1. Reasons For The Failure To File
As our distinguished colleagues in the Sixth, Seventh, and Eleventh Circuits have determined, a court should not discharge a debt under section 523(a)(3) if the debtor’s failure to schedule that debt was due to intentional design, fraud, or improper motive.
Soult,
894 F.2d at 817;
Baitcher,
781 F.2d at 1534;
Rosinski,
759 F.2d at 541;
Stark,
717 F.2d at 323-34. If the failure is attributable solely to negligence or inadvertence, however, equity points toward discharge of the debt.
In this case, the parties stipulated— and the bankruptcy court found — that the Stones’ failure to list the Caplans on the section 521(1) schedules was completely due to mistake or inadvertence. In fact, the bankruptcy court specifically found that no evidence whatever demonstrated that the Stones had fraudulently or intentionally failed to list the Caplans as creditors. Hence, the first factor supports discharge.
2. Disruption To The Courts
The second factor focusses on undue disruption to courts’ dockets. While bankruptcy courts will certainly experience some disruption by allowing debtors to amend their schedules and creditors to submit proofs of claims outside the Rule 3002(e) time period, such disruption is not so inordinate as to tip the scales against discharging the debt.
Here, the Caplans have not suggested even one way in which the discharge can or will unduly disrupt the courts, and this Court finds .that no such disruption would occur. Therefore, the second factor likewise favors discharge.
3.Prejudice to Creditors
Without question, the third factor, which focusses on prejudice to the creditors — in conjunction with the first factor — is the most critical.
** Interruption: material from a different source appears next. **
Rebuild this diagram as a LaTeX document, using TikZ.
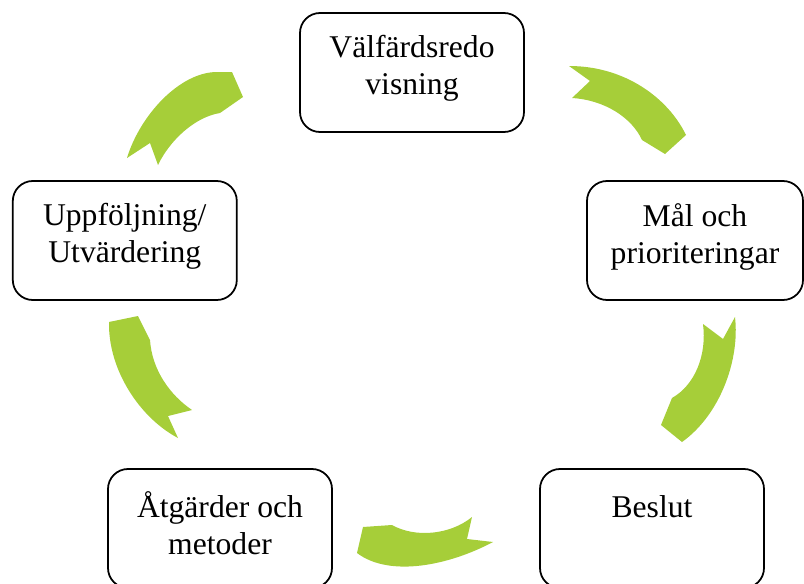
\documentclass[tikz,border=0pt]{standalone}
\usepackage{fontspec}
\setmainfont{Liberation Serif}
\usepackage{tikz}
\usetikzlibrary{calc}
\definecolor{cyclegreen}{RGB}{166,206,57}

\begin{document}
\begin{tikzpicture}[x=0.03cm, y=-0.03cm,
  box/.style={rectangle, rounded corners=0.6cm, draw, line width=1.5pt, minimum width=6.72cm, minimum height=3.57cm},
  lbl/.style={anchor=north, align=center, inner sep=0pt, font=\fontsize{27}{31.6}\selectfont, execute at begin node={\vphantom{Å}}, yshift=-0.69cm},
  cyc/.style={fill=cyclegreen}]
 \useasboundingbox (0,0) rectangle (804,584);
 \clip (0,0) rectangle (804,584);
 \node [box] (welfare)  at (412,72.5)  {};
 \node [box, minimum width=6.48cm] (goals) at (695,240.5) {};
 \node [box] (decision) at (652,528.5) {};
 \node [box] (actions)  at (220,528.5) {};
 \node [box] (followup) at (124.8,240.5) {};
 \node [lbl] (welfaretxt)  at (welfare.north)  {Välfärdsredo\\visning};
 \node [lbl] (goalstxt)    at (goals.north)    {Mål och\\prioriteringar};
 \node [lbl] (decisiontxt) at (decision.north) {Beslut};
 \node [lbl] (actionstxt)  at (actions.north)  {Åtgärder och\\metoder};
 \node [lbl] (followuptxt) at (followup.north) {Uppföljning/\\Utvärdering};
  \fill [cyc] (127,158) -- (150,143) -- (158,165) .. controls (170,140) and (195,117) .. (220,113) -- (243,97) -- (232,72) -- (217,72) .. controls (180,72) and (140,115) .. (127,158) -- cycle;
  \fill [cyc] (569,66) -- (590,81) -- (572,98) .. controls (605,100) and (632,118) .. (642,140) -- (665,154) -- (686,135) .. controls (668,98) and (625,66) .. (569,66) -- cycle;
  \fill [cyc] (735,317) -- (723,339) -- (703,324) .. controls (707,355) and (695,385) .. (672,398) -- (661,425) -- (682,442) .. controls (720,415) and (740,360) .. (735,317) -- cycle;
  \fill [cyc] (472,517) -- (467,539) -- (493,542) .. controls (450,565) and (390,578) .. (357,553) -- (363,527) -- (392,525) .. controls (415,538) and (450,535) .. (472,517) -- cycle;
  \fill [cyc] (192,410) -- (168,416) -- (178,438) .. controls (140,418) and (108,370) .. (109,322) -- (138,316) -- (150,340) .. controls (152,370) and (170,395) .. (192,410) -- cycle;
\end{tikzpicture}
\end{document}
Creditors are prejudiced only if their rights to receive their share of dividends and obtain dischargeability determinations are compromised.
Soult,
894 F.2d at 817;
Rosinski,
759 F.2d at 542;
see also In re Haga (Haga v. National Union Fire Insurance Company),
131 B.R. 320, 326 (Bankr.W.D.Tex.1991) (stating that “Congress apparently only considered [the omitted creditor’s rights to share in any distribution and obtain a determination of discharge-ability] as being material because only the inability to timely file a proof of claim and a dischargeability action are sufficient grounds under the Code to penalize the debtor” (citing
In re Anderson,
72 B.R. 783, 786 (Bankr.D.Minn.1987))).
No creditor has been or will be prejudiced here. The Caplans, themselves, point to no prejudice they would experience if the debt were discharged, and they cannot so do: Because this is a no-asset case, no creditor will receive any dividends. Indeed, the Caplans’ rights to participate in dividends would not
be any different had they been listed
first
on the Stones’ schedules.
Further, the Caplans have stipulated that their only dischargeability claim arises from the failure-to-list statute. There is no question but that the Caplans have had full opportunity to develop, brief, and argue that claim before this Court, the district court, and the bankruptcy court. Hence, the Ca-plans’ right to have their dischargeability claim decided has not been compromised in any way. Additionally, the parties have not suggested — and we cannot fathom — any way that a
listed
creditor’s right to a discharge-ability decision could be prejudiced here. Thus, the third factor, like the first and second factors, favors discharge.
Applying the
Robinson
factors to the case
sub judice
leads to the inescapable conclusion that the bankruptcy court erred in holding that the Stones’ debt to the Caplans was nondischargeable. Because the Stones’ failure to list the Caplans as creditors was solely due to mistake or inadvertence and because the Caplans were scheduled in time to protect their rights, section 523(a)(3)(A) is inapplicable here.
III. Conclusion
Because section 523(a)(3)(A) is inapplicable in the case
sub judice,
the Stones’ debt to the Caplans is dischargeable. The bankruptcy court erred in ruling otherwise. This Court therefore is compelled to REVERSE.